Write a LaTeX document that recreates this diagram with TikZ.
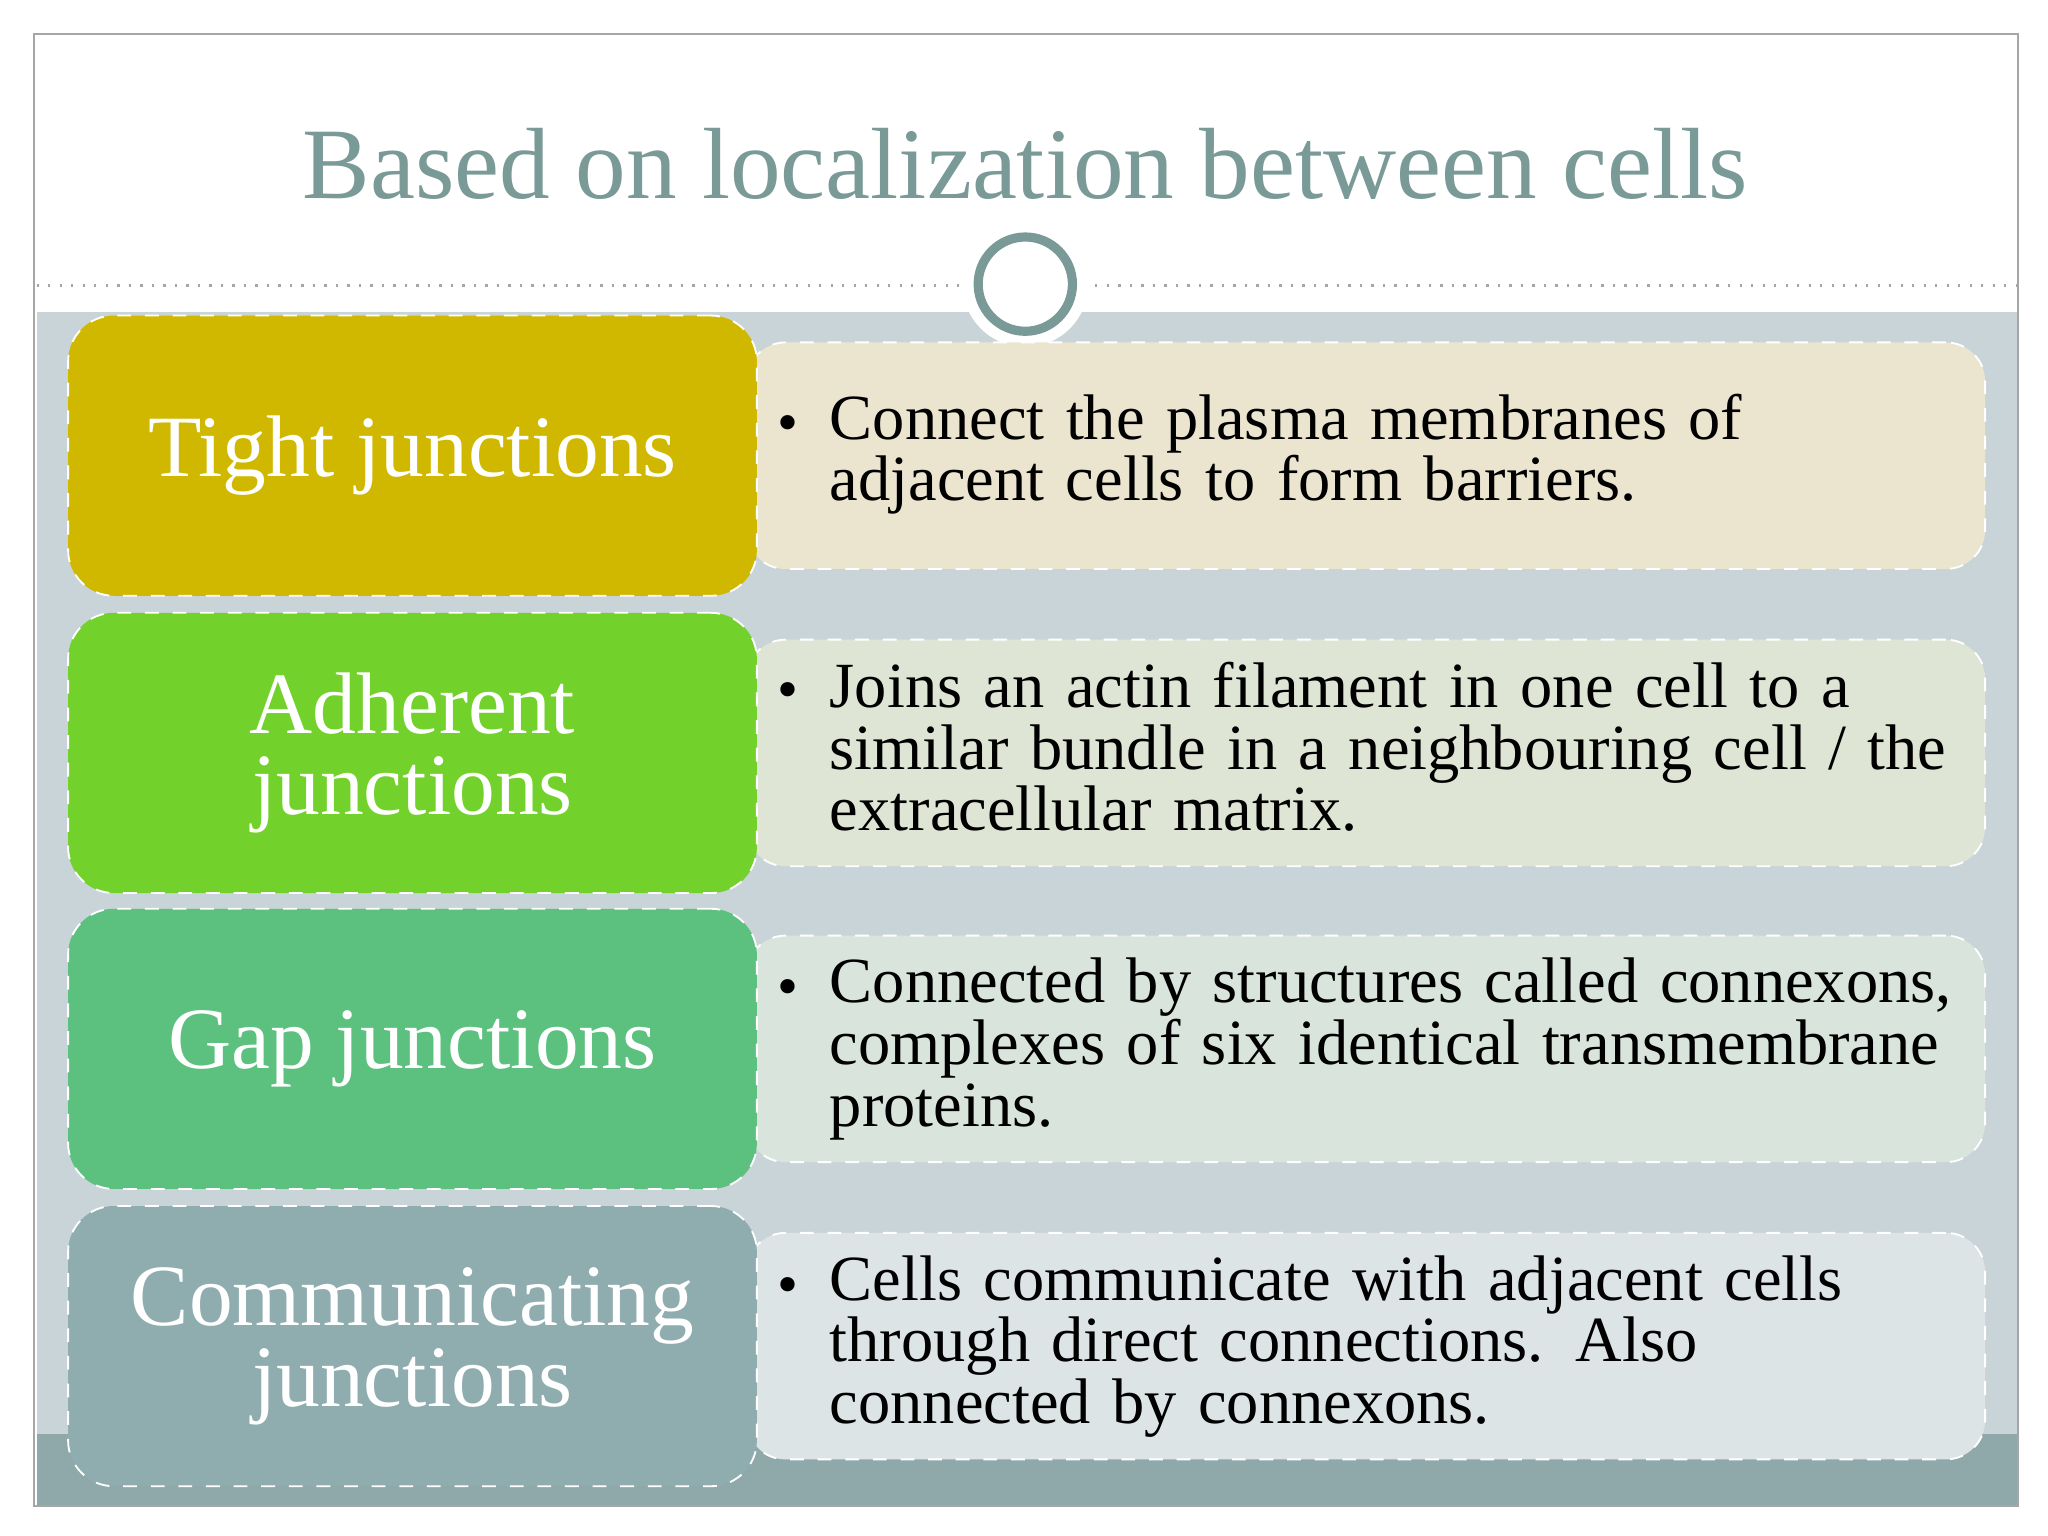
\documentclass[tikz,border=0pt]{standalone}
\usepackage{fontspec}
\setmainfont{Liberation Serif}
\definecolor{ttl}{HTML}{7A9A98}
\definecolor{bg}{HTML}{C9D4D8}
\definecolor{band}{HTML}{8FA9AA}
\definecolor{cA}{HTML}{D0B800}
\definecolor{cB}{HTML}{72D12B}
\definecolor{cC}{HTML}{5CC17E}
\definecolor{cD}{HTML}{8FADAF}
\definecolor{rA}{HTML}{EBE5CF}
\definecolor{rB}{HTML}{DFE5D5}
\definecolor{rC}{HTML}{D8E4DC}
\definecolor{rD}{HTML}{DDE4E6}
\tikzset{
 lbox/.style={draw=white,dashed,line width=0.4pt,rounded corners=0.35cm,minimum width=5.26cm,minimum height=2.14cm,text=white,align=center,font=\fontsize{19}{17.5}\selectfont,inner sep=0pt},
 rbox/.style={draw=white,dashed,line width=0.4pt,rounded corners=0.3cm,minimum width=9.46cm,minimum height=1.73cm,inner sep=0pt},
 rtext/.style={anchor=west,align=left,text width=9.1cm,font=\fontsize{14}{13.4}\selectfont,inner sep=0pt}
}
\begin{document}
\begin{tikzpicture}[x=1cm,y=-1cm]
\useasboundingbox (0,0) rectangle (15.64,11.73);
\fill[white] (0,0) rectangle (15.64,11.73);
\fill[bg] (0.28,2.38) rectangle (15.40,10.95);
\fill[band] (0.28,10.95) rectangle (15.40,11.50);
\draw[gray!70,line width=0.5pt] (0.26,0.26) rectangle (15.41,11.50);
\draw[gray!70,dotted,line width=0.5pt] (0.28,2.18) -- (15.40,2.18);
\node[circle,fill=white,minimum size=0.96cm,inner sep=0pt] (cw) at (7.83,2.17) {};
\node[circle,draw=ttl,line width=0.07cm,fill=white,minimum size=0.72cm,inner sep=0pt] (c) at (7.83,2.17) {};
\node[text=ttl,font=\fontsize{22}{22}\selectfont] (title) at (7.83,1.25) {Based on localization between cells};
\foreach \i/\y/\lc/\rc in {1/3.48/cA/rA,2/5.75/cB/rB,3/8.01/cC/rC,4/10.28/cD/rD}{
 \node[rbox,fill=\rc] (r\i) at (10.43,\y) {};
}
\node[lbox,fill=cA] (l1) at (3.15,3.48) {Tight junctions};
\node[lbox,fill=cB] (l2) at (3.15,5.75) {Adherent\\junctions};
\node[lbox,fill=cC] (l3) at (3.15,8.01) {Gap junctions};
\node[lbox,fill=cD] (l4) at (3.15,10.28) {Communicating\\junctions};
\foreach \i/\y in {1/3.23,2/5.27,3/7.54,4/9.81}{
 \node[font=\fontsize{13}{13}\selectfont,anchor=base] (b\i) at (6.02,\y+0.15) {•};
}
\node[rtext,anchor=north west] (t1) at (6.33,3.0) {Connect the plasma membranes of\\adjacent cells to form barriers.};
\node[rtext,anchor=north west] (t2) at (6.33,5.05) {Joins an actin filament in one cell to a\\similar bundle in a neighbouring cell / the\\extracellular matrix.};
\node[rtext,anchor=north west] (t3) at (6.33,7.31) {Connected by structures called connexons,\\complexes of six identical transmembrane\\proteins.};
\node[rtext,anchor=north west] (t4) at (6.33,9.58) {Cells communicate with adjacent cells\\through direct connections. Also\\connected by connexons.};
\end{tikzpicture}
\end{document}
---
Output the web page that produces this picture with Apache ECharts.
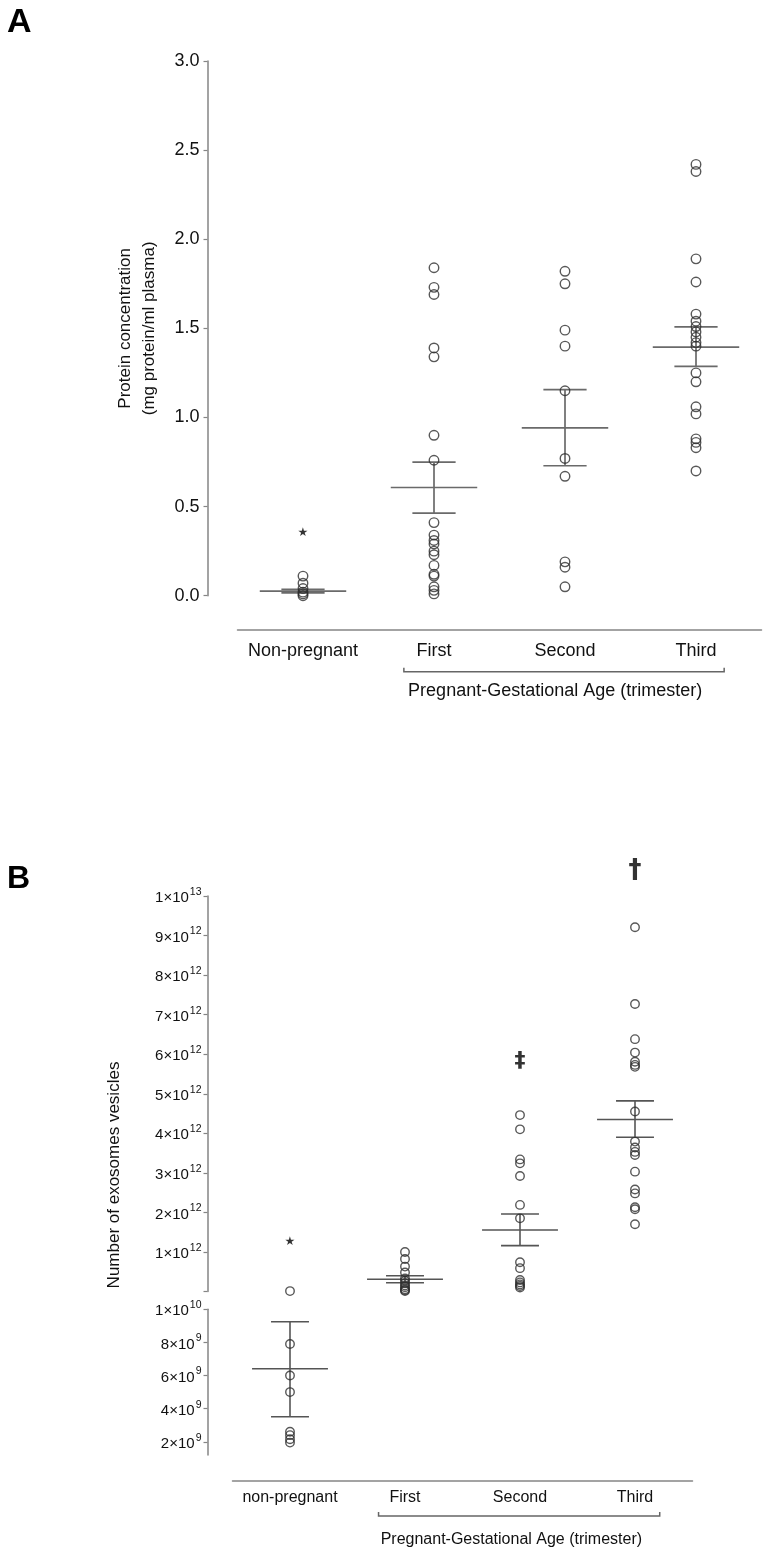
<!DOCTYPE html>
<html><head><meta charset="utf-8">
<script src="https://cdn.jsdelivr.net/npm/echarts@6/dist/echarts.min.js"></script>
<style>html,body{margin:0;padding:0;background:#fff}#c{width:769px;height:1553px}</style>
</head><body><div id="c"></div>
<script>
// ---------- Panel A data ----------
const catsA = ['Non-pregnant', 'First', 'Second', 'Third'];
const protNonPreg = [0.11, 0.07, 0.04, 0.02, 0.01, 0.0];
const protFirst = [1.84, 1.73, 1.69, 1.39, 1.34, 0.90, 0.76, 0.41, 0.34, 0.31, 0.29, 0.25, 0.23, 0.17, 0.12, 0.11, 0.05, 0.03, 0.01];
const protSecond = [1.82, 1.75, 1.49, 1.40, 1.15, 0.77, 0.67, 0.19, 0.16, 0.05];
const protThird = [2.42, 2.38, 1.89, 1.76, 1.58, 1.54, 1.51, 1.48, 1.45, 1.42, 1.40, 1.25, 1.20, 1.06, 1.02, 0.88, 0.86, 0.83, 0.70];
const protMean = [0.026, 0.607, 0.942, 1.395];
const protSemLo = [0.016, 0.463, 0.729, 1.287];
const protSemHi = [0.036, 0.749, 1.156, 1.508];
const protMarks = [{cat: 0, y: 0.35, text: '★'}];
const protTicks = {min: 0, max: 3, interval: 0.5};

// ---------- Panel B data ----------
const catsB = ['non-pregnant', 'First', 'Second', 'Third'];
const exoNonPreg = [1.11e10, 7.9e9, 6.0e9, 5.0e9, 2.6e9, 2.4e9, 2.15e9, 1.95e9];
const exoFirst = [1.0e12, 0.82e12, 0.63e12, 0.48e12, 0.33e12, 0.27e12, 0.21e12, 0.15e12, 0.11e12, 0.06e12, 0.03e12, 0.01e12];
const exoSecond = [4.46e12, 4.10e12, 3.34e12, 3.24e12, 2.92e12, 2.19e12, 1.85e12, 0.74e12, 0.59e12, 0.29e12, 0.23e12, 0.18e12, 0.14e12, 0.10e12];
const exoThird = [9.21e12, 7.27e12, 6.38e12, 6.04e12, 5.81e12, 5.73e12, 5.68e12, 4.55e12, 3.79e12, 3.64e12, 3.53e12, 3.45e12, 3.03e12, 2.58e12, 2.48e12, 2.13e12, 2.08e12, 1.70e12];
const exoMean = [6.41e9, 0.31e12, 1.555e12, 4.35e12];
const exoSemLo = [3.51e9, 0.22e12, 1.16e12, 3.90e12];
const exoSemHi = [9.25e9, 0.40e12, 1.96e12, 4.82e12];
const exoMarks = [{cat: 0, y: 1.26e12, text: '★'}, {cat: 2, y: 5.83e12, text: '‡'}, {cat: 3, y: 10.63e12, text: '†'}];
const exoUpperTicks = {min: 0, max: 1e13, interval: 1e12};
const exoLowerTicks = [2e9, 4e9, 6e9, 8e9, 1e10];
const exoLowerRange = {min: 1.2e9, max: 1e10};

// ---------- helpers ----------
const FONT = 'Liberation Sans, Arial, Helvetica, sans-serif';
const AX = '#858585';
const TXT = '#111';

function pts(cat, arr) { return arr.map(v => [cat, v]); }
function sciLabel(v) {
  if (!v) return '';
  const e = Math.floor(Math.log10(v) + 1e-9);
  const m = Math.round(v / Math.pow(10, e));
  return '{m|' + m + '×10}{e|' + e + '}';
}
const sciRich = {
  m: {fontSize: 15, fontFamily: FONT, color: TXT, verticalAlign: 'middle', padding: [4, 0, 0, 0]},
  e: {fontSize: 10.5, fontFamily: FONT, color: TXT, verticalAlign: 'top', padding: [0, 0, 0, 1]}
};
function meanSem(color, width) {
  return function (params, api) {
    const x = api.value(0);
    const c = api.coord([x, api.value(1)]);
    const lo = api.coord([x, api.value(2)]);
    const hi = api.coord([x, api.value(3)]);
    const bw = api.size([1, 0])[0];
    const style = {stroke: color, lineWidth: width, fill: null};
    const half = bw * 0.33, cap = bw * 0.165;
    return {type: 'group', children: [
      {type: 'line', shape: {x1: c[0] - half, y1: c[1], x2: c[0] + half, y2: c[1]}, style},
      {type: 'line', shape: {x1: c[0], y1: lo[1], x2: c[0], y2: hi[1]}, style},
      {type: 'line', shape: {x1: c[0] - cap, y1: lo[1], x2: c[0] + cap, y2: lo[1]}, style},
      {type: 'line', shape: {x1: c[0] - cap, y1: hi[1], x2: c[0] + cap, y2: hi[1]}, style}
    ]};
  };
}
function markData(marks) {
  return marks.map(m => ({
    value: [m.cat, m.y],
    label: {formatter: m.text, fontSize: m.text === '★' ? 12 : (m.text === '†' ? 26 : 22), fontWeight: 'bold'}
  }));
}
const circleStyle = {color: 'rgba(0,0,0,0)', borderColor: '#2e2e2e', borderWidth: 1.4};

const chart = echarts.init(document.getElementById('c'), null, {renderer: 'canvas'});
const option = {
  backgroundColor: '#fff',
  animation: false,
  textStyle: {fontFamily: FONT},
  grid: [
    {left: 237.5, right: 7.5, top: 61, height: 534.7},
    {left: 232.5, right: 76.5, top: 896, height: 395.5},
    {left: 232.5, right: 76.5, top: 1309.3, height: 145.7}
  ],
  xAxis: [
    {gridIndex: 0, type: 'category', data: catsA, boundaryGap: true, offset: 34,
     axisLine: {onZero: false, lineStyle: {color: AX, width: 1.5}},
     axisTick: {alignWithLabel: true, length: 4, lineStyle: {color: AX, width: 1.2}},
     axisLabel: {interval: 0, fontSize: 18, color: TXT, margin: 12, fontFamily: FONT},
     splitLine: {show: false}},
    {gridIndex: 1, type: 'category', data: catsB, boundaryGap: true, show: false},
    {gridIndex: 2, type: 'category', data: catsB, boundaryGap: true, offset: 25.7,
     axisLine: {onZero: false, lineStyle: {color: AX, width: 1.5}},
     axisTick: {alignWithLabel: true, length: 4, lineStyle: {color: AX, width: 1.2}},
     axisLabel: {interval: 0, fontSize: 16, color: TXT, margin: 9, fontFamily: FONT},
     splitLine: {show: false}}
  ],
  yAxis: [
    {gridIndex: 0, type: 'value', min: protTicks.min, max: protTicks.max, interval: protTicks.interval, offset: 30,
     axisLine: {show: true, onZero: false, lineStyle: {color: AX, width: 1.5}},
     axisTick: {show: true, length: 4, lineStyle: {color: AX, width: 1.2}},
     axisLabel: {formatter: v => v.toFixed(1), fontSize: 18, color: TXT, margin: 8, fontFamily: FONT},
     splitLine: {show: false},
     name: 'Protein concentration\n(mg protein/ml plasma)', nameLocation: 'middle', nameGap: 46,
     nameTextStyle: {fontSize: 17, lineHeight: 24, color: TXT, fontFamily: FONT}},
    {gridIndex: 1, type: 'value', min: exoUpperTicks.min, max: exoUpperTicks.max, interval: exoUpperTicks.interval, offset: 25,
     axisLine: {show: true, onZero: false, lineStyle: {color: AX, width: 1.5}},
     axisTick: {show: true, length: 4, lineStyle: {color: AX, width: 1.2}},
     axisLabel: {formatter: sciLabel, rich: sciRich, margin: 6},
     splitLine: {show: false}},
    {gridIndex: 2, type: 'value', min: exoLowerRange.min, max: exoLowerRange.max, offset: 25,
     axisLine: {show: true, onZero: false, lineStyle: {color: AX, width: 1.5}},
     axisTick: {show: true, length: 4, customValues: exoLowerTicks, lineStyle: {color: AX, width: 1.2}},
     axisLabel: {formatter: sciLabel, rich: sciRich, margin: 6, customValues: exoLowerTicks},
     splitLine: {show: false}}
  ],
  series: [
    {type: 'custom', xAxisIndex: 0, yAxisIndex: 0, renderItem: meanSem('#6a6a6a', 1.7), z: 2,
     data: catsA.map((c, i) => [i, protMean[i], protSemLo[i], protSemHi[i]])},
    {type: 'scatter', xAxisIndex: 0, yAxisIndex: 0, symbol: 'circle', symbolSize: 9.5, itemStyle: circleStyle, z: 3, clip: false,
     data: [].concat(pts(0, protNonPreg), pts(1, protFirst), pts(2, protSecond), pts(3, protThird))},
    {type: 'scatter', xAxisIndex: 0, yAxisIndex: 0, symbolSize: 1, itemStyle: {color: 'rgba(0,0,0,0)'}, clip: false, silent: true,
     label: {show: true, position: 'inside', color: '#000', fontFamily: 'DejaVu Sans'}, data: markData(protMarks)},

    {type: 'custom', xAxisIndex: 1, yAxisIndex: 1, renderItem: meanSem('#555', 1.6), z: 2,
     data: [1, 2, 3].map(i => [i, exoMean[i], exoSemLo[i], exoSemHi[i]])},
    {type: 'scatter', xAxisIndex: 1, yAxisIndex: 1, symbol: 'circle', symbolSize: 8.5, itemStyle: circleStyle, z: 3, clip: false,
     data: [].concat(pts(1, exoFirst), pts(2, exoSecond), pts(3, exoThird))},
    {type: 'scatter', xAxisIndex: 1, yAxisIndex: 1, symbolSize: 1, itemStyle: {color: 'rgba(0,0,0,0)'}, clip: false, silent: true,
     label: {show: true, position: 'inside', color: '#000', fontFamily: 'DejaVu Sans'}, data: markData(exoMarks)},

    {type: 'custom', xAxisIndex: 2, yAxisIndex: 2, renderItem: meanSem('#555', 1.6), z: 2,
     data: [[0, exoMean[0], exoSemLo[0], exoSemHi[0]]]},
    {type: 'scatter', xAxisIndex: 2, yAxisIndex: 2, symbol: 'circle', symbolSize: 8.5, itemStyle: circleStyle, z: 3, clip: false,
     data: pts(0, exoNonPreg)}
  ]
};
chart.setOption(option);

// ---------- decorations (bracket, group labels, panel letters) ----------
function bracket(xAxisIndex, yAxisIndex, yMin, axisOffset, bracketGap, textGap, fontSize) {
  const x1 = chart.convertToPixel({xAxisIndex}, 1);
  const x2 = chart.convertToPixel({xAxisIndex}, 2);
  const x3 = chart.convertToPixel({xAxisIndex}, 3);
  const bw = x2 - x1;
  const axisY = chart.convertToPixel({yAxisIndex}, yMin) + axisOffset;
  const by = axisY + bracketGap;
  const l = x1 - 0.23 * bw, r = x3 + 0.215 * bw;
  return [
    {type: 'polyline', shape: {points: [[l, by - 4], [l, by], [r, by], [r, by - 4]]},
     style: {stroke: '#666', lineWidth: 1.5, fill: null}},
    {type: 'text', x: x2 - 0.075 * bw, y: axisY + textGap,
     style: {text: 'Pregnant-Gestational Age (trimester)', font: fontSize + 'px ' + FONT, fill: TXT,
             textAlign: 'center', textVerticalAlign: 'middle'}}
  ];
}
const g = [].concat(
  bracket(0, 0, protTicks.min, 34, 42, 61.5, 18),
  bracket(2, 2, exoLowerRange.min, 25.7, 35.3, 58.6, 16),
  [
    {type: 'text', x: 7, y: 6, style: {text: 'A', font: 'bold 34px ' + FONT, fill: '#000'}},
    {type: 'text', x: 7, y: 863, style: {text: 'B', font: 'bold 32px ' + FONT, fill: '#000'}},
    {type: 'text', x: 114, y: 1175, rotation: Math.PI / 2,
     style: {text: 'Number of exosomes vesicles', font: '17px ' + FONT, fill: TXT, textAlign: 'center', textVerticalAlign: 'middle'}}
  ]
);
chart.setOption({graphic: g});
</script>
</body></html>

■ **Do this**
Determine the number of lines in the entries above where the string "that" appears. Answer with the number alone.

■ **Solution**
2